ScreenFine

Three lies your Screen Time report tells you

Your Ex · · 3 min read

Apple's weekly screen-time email is on your side. The report itself is technically accurate. The way it is framed is generous to you in three specific ways that you should know about.

I am not telling you this to discredit the report. I am telling you because most users use the report as evidence to comfort themselves, when the report is doing the work of underselling the problem.

Lie one: foreground time is not real time

Screen Time counts the seconds an app is in the foreground on your screen. That is a real measurement. It is also not the only kind of time the app costs you.

Open Instagram, watch four reels, switch to Messages to reply to someone, open Instagram again. Screen Time counts the four-reel window as Instagram time. It does not count the seconds between the reels and the message reply, when your attention was still on the last reel. It does not count the seconds after you replied, when you were thinking about whether you should reopen Instagram. It does not count the lock-screen glance ten minutes later when you remembered the reel.

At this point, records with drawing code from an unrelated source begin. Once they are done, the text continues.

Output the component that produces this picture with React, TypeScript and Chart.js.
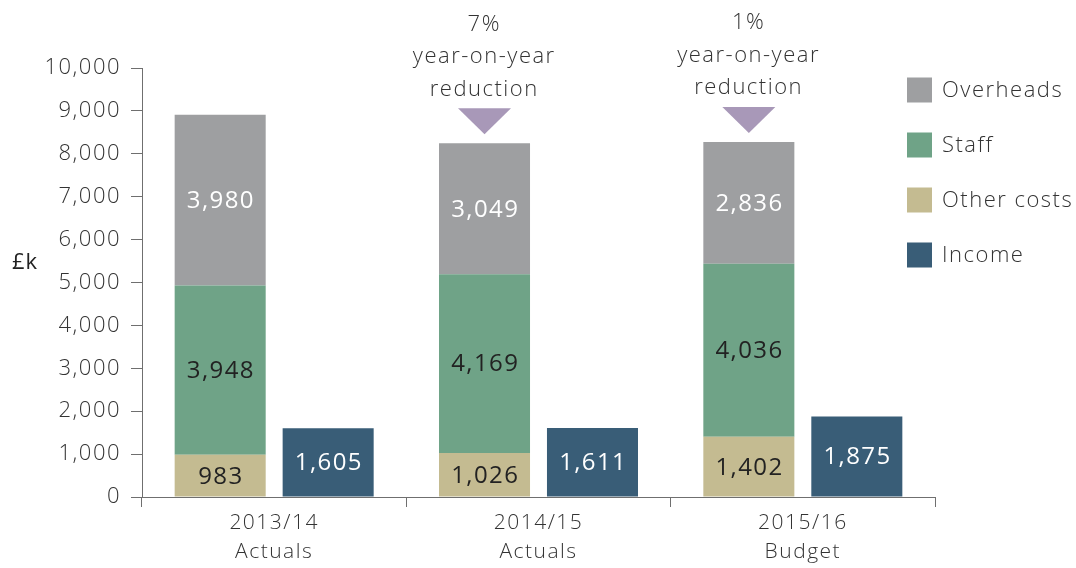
import React, { useEffect, useRef } from "react";
import { Chart, registerables } from "chart.js";

Chart.register(...registerables);

const categories: string[][] = [
  ["2013/14", "Actuals"],
  ["2014/15", "Actuals"],
  ["2015/16", "Budget"],
];
const otherCosts = [983, 1026, 1402];
const staff = [3948, 4169, 4036];
const overheads = [3980, 3049, 2836];
const income = [1605, 1611, 1875];
const yMin = 0;
const yMax = 10000;
const yStep = 1000;
const yUnit = "£k";
const annotations: (string[] | null)[] = [
  null,
  ["7%", "year-on-year", "reduction"],
  ["1%", "year-on-year", "reduction"],
];
const legendOrder = ["Overheads", "Staff", "Other costs", "Income"];

const FONT = "'Open Sans', 'Noto Sans', sans-serif";
const COLORS: Record<string, string> = {
  "Other costs": "#c4bb91",
  Staff: "#6fa387",
  Overheads: "#9e9fa1",
  Income: "#395d77",
};
const LABEL_COLORS: Record<string, string> = {
  "Other costs": "#222222",
  Staff: "#222222",
  Overheads: "#ffffff",
  Income: "#ffffff",
};

const fmt = (v: number) => v.toLocaleString("en-GB");

const setSpacing = (ctx: any, px: number) => {
  try {
    ctx.letterSpacing = `${px}px`;
  } catch (e) {
    /* ignore */
  }
};

const overlayPlugin = {
  id: "overlay",
  beforeDraw(chart: any) {
    setSpacing(chart.ctx, 1.5);
  },
  afterDatasetsDraw(chart: any) {
    const ctx = chart.ctx as CanvasRenderingContext2D;
    ctx.save();
    setSpacing(ctx, 1.4);
    // data labels
    chart.data.datasets.forEach((ds: any, di: number) => {
      const meta = chart.getDatasetMeta(di);
      meta.data.forEach((el: any, i: number) => {
        const v = ds.data[i];
        ctx.font = `400 24px ${FONT}`;
        ctx.fillStyle = LABEL_COLORS[ds.label];
        ctx.textAlign = "center";
        ctx.textBaseline = "middle";
        ctx.fillText(fmt(v), el.x + 0.7, (el.y + el.base) / 2 + 1);
      });
    });
    // annotations above top cost bar
    const topIdx = chart.data.datasets.findIndex((d: any) => d.label === "Overheads");
    const topMeta = chart.getDatasetMeta(topIdx);
    annotations.forEach((lines, i) => {
      if (!lines) return;
      const el: any = topMeta.data[i];
      const x = el.x;
      const top = el.y;
      ctx.fillStyle = "#a898b8";
      ctx.beginPath();
      ctx.moveTo(x - 26.5, top - 35);
      ctx.lineTo(x + 26.5, top - 35);
      ctx.lineTo(x, top - 9);
      ctx.closePath();
      ctx.fill();
      ctx.font = `300 22px ${FONT}`;
      ctx.fillStyle = "#333333";
      ctx.textAlign = "center";
      ctx.textBaseline = "middle";
      setSpacing(ctx, 1.5);
      lines.forEach((t, k) => {
        ctx.fillText(t, x - 1 + 0.75, top - 119 + k * 32.5);
      });
    });
    ctx.restore();
  },
  afterDraw(chart: any) {
    const ctx = chart.ctx as CanvasRenderingContext2D;
    ctx.save();
    setSpacing(ctx, 1);
    // unit label
    ctx.font = `400 22px ${FONT}`;
    ctx.fillStyle = "#222222";
    ctx.textAlign = "left";
    ctx.textBaseline = "middle";
    ctx.fillText(yUnit, 12, 263);
    // legend
    setSpacing(ctx, 1.5);
    const x0 = 907;
    legendOrder.forEach((name, k) => {
      const cy = 90 + k * 55;
      ctx.fillStyle = COLORS[name];
      ctx.fillRect(x0, cy - 12.5, 25, 25);
      ctx.font = `300 22px ${FONT}`;
      ctx.fillStyle = "#333333";
      ctx.textAlign = "left";
      ctx.textBaseline = "middle";
      ctx.fillText(name, x0 + 35, cy + 1);
    });
    ctx.restore();
  },
};

export default function App() {
  const ref = useRef<HTMLCanvasElement | null>(null);
  useEffect(() => {
    if (!ref.current) return;
    const mk = (label: string, data: number[], stack: string) => ({
      label,
      data,
      stack,
      backgroundColor: COLORS[label],
      borderWidth: 0,
      barPercentage: 0.843,
      categoryPercentage: 0.817,
    });
    const chart = new Chart(ref.current, {
      type: "bar",
      data: {
        labels: categories,
        datasets: [
          mk("Other costs", otherCosts, "costs"),
          mk("Staff", staff, "costs"),
          mk("Overheads", overheads, "costs"),
          mk("Income", income, "income"),
        ],
      },
      options: {
        responsive: false,
        animation: false,
        layout: { padding: { left: 0, right: 141, top: 68, bottom: 0 } },
        plugins: {
          legend: { display: false },
          tooltip: { enabled: false },
        },
        scales: {
          x: {
            stacked: true,
            afterFit: (s: any) => {
              s.height = 71;
            },
            grid: {
              offset: true,
              drawOnChartArea: false,
              drawTicks: true,
              tickLength: 10,
              color: "#6f6f6f",
            },
            border: { color: "#6f6f6f", width: 1 },
            ticks: {
              color: "#333333",
              padding: 1,
              font: { family: FONT, size: 21, weight: 300, lineHeight: 1.4 },
            },
          },
          y: {
            stacked: true,
            min: yMin,
            max: yMax,
            afterFit: (s: any) => {
              s.width = 142;
            },
            grid: {
              drawOnChartArea: false,
              drawTicks: true,
              tickLength: 11,
              color: "#6f6f6f",
            },
            border: { color: "#6f6f6f", width: 1 },
            ticks: {
              stepSize: yStep,
              color: "#333333",
              padding: 10,
              font: { family: FONT, size: 22, weight: 300 },
              callback: (v: any) => fmt(Number(v)),
            },
          },
        },
      },
      plugins: [overlayPlugin],
    });
    return () => chart.destroy();
  }, []);
  return (
    <div style={{ position: "absolute", left: 0, top: 0, width: 1076, height: 568, background: "#fff" }}>
      <canvas ref={ref} width={1076} height={568} style={{ display: "block" }} />
    </div>
  );
}
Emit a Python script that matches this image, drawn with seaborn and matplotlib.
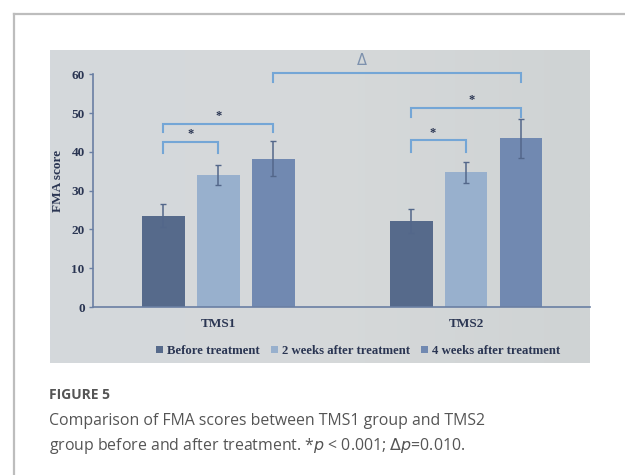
import numpy as np
import pandas as pd
import matplotlib
matplotlib.use("Agg")
import matplotlib.pyplot as plt
from matplotlib.lines import Line2D
import seaborn as sns

# ---- data ----
groups = ["TMS1", "TMS2"]
timepoints = ["Before treatment", "2 weeks after treatment", "4 weeks after treatment"]
tms1_mean = [23.6, 34.0, 38.3]
tms1_sd = [3.0, 2.5, 4.6]
tms2_mean = [22.2, 34.7, 43.5]
tms2_sd = [3.0, 2.6, 5.0]
bar_colors = ["#566a8b", "#98b0cd", "#7189b1"]

# significance brackets: (left bar, right bar, bracket level, leg end, label, label position)
brackets = [
    (0, 1, 42.5, 39.8, "*", 0.5),
    (0, 2, 47.2, 45.2, "*", 0.5),
    (3, 4, 43.0, 40.0, "*", 0.4),
    (3, 5, 51.3, 49.0, "*", 0.55),
    (2, 5, 60.3, 58.0, "\u0394", 0.36),
]

df = pd.DataFrame({
    "group": np.repeat(groups, len(timepoints)),
    "timepoint": timepoints * len(groups),
    "mean": tms1_mean + tms2_mean,
})

W, H = 625, 475
fig = plt.figure(figsize=(W / 100, H / 100), dpi=100)
fig.patch.set_facecolor("white")

def fx(px):
    return px / W

def fy(py):
    return 1 - py / H

# card border (top and left edges)
fig.add_artist(Line2D([fx(14), fx(14)], [fy(14), 0], color="#bdbdbd", lw=1.6,
                      transform=fig.transFigure))
fig.add_artist(Line2D([fx(14), 1], [fy(14), fy(14)], color="#bdbdbd", lw=1.6,
                      transform=fig.transFigure))

# chart panel background
panel = fig.add_axes([fx(50), fy(363), fx(590) - fx(50), fy(50) - fy(363)])
grad = np.linspace(0, 1, 256)[None, :]
panel.imshow(grad, aspect="auto", extent=[0, 1, 0, 1],
             cmap=matplotlib.colors.LinearSegmentedColormap.from_list(
                 "bg", ["#d4d8dc", "#d6d9da", "#cfd3d4"]))
panel.set_axis_off()

navy = "#2a3552"
serif = "Liberation Serif"

ax = fig.add_axes([fx(93), fy(307), fx(590) - fx(93), fy(55) - fy(307)])
ax.set_facecolor("none")
sns.barplot(data=df, x="group", y="mean", hue="timepoint", order=groups,
            hue_order=timepoints, palette=bar_colors, errorbar=None,
            width=0.665, gap=0.22, saturation=1, ax=ax, zorder=2)

ax.set_ylim(0, 65)
ax.set_xlim(-0.505, 1.5)

# error bars at the drawn bar centres (bars sorted left to right)
bars = sorted([p for p in ax.patches if p.get_height() > 0], key=lambda p: p.get_x())
centers = [p.get_x() + p.get_width() / 2 for p in bars]
heights = [p.get_height() for p in bars]
sds = tms1_sd + tms2_sd
ax.errorbar(centers, heights, yerr=sds, fmt="none", ecolor="#53678a",
            elinewidth=1.1, capsize=2.5, capthick=1.0, zorder=3)

# significance brackets
bcol = "#74a6d6"
for i, j, level, leg, label, pos in brackets:
    x0, x1 = centers[i], centers[j]
    ax.plot([x0, x0, x1, x1], [leg, level, level, leg], color=bcol, lw=1.5,
            clip_on=False, zorder=4, solid_joinstyle="miter")
    xm = x0 + pos * (x1 - x0)
    if label == "*":
        ax.text(xm, level + 2.0, "*", ha="center", va="center",
                fontsize=9, color=navy, family=serif, fontweight="bold")
    else:
        ax.text(xm, level + 3.2, label, ha="center", va="center",
                fontsize=10.5, color="#7d91ad", family="DejaVu Sans")

# axes styling
for s in ["top", "right"]:
    ax.spines[s].set_visible(False)
ax.spines["left"].set_bounds(0, 60)
ax.spines["left"].set_color("#6a7fa3")
ax.spines["bottom"].set_color("#6a7fa3")
ax.spines["left"].set_linewidth(1.2)
ax.spines["bottom"].set_linewidth(1.2)
ax.set_yticks(np.arange(0, 61, 10))
ax.tick_params(axis="y", length=3, width=1, color="#6a7fa3", pad=3,
               labelsize=9.5, labelcolor=navy)
ax.tick_params(axis="x", length=0, pad=8, labelsize=9.5, labelcolor=navy)
for lab in ax.get_yticklabels() + ax.get_xticklabels():
    lab.set_fontfamily(serif)
    lab.set_fontweight("bold")
ax.set_xlabel("")
ax.set_ylabel("FMA score", family=serif, fontweight="bold", fontsize=9.5,
              color=navy, labelpad=5)

sns.move_legend(ax, loc="center", bbox_to_anchor=(fx(358), fy(351)),
                bbox_transform=fig.transFigure, ncol=3, frameon=False,
                handlelength=0.55, handleheight=0.55, handletextpad=0.3,
                columnspacing=0.9, title=None,
                prop={"family": serif, "weight": "bold", "size": 9.2})
for t in ax.get_legend().get_texts():
    t.set_color(navy)

# caption
fig.text(fx(49), fy(395), "FIGURE 5", ha="left", va="center", fontsize=10,
         fontweight="bold", color="#555555", family="Open Sans")
fig.text(fx(49), fy(421), "Comparison of FMA scores between TMS1 group and TMS2",
         ha="left", va="center", fontsize=11.4, color="#555555", family="Open Sans")
fig.text(fx(49), fy(446),
         r"group before and after treatment. *$\it{p}$ < 0.001; $\Delta\it{p}$=0.010.",
         ha="left", va="center", fontsize=11.4, color="#555555", family="Open Sans")

fig.savefig("out.png", dpi=100, facecolor="white")
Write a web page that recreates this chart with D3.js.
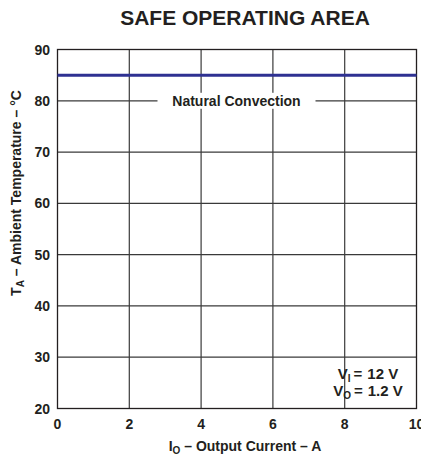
<!DOCTYPE html>
<html>
<head>
<style>
html, body {
    margin: 0;
    padding: 0;
    background: #fff;
    overflow: hidden;
}
svg text {
    font-family: "Liberation Sans", Arial, sans-serif;
    font-weight: bold;
    fill: #231f20;
}
</style>
</head>
<body>
<script src="https://d3js.org/d3.v7.min.js"></script>
<script>
// data
const xTicks = [0, 2, 4, 6, 8, 10];
const yTicks = [20, 30, 40, 50, 60, 70, 80, 90];
const currents = [0, 10];
const tempLimit = [85, 85];
const curveLabel = "Natural Convection";
const conditions = [["V", "I", "12 V"], ["V", "O", "1.2 V"]];

const [width, height] = [421, 459];
const margin = {top: 49.5, right: 4.5, bottom: 50.5, left: 57.5};

const svg = d3.select("body").append("svg")
    .attr("width", width)
    .attr("height", height);

const x = d3.scaleLinear().domain([0, 10]).range([margin.left, width - margin.right]);
const y = d3.scaleLinear().domain([20, 90]).range([height - margin.bottom, margin.top]);

svg.append("text")
    .attr("x", 245)
    .attr("y", 25)
    .attr("text-anchor", "middle")
    .style("font-size", "21px")
    .text("SAFE OPERATING AREA");

// grid
const grid = svg.append("g")
    .attr("stroke", "#3a3a3a")
    .attr("stroke-width", 1.2);

grid.selectAll("line.v")
    .data(xTicks.slice(1, -1))
    .join("line")
        .attr("class", "v")
        .attr("x1", d => x(d))
        .attr("x2", d => x(d))
        .attr("y1", y(20))
        .attr("y2", y(90));

grid.selectAll("line.h")
    .data(yTicks.slice(1, -1))
    .join("line")
        .attr("class", "h")
        .attr("x1", x(0))
        .attr("x2", x(10))
        .attr("y1", d => y(d))
        .attr("y2", d => y(d));

svg.append("rect")
    .attr("x", x(0))
    .attr("y", y(90))
    .attr("width", x(10) - x(0))
    .attr("height", y(20) - y(90))
    .attr("fill", "none")
    .attr("stroke", "#231f20")
    .attr("stroke-width", 1.3);

// label box that breaks the grid
const lx = 236.5, ly = y(80);
svg.append("rect")
    .attr("x", lx - 79)
    .attr("y", ly - 8)
    .attr("width", 158)
    .attr("height", 16)
    .attr("fill", "#fff");

svg.append("text")
    .attr("x", lx)
    .attr("y", ly + 5)
    .attr("text-anchor", "middle")
    .style("font-size", "14px")
    .text(curveLabel);

const line = d3.line()
    .x(d => x(d[0]))
    .y(d => y(d[1]));

svg.append("path")
    .datum(currents.map((c, i) => [c, tempLimit[i]]))
    .attr("d", line)
    .attr("fill", "none")
    .attr("stroke", "#2e3192")
    .attr("stroke-width", 3);

// tick labels
svg.append("g")
    .selectAll("text")
    .data(xTicks)
    .join("text")
        .attr("x", d => x(d))
        .attr("y", 429)
        .attr("text-anchor", "middle")
        .style("font-size", "14px")
        .text(d => d);

svg.append("g")
    .selectAll("text")
    .data(yTicks)
    .join("text")
        .attr("x", 50)
        .attr("y", d => y(d) + 5)
        .attr("text-anchor", "end")
        .style("font-size", "14px")
        .text(d => d);

// axis titles
const xt = svg.append("text")
    .attr("x", 245)
    .attr("y", 451)
    .attr("text-anchor", "middle")
    .style("font-size", "14px");
xt.append("tspan").text("I");
xt.append("tspan").attr("dy", 3).style("font-size", "10px").text("O");
xt.append("tspan").attr("dy", -3).text(" \u2013 Output Current \u2013 A");

const yt = svg.append("text")
    .attr("transform", "translate(21,193) rotate(-90)")
    .attr("text-anchor", "middle")
    .style("font-size", "14px");
yt.append("tspan").text("T");
yt.append("tspan").attr("dy", 3).style("font-size", "10px").text("A");
yt.append("tspan").attr("dy", -3).text(" \u2013 Ambient Temperature \u2013 \u00B0C");

// test conditions
conditions.forEach((c, i) => {
    const t = svg.append("text")
        .attr("x", 368)
        .attr("y", 379 + i * 17)
        .attr("text-anchor", "middle")
        .style("font-size", "15px");
    t.append("tspan").text(c[0]);
    t.append("tspan").attr("dy", 3).style("font-size", "10px").text(c[1]);
    t.append("tspan").attr("dy", -3).attr("dx", 3).text("=");
    t.append("tspan").attr("dx", 5).text(c[2]);
});
</script>
</body>
</html>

The "real" time cost of an Instagram session is roughly 1.4 times the foreground time, in measured-attention terms. The report tells you about the 1.0 and lets you assume that is the cost.

Lie two: the weekly average is a centre of distribution that does not exist

The report shows you a weekly average. Average daily use, four hours twenty-two minutes. Looks bad but bearable. The average implies a centre of distribution where most days are clustered around four hours twenty-two with a few outliers.

The actual distribution is bimodal. Most heavy-phone-use weeks have two or three days near nine hours and three or four days near two hours. The average is between two peaks that nobody actually lives in. The four hours twenty-two never happens. What happens is the nine-hour day after the bad sleep, and the two-hour day on the weekend you went hiking, and your brain remembers the two-hour day and forgets the nine-hour day.

If you want to know how heavy your phone use really is, ignore the average and look at the worst three days of the week. That is the day that is doing the damage. The average is the comfort.

Lie three: the weekly comparison is anchored to a baseline that already failed you

The report tells you "your usage is up 8 percent from last week." Last week was a week you would have, if asked sincerely, described as too much. The week before that was too much. The week before that was too much.

Comparing this week to last week is comparing the new problem to the old problem. The framing implies that "down five percent from last week" is a win. It is not. It is the same situation, slightly less so, for one week. The honest baseline is not last week. It is the week in your life when your phone use was at the level you would actually be comfortable with. That number is usually fifty to seventy percent below the current weekly average.

Apple does not show you that number because Apple does not know it. You do.

How to read the report honestly

Open the weekly summary. Look at the single highest day, not the average. Multiply foreground time by 1.4 to estimate real attention cost. Compare to the level you actually want, not to last week.

The number you get is the size of the problem. It is usually fifty to one hundred percent larger than the headline number the report leads with.

I am not asking you to feel guilty about it. I am asking you to look at it. The report is not your friend. Neither am I, technically. But I am here, and I am the one telling you the truth.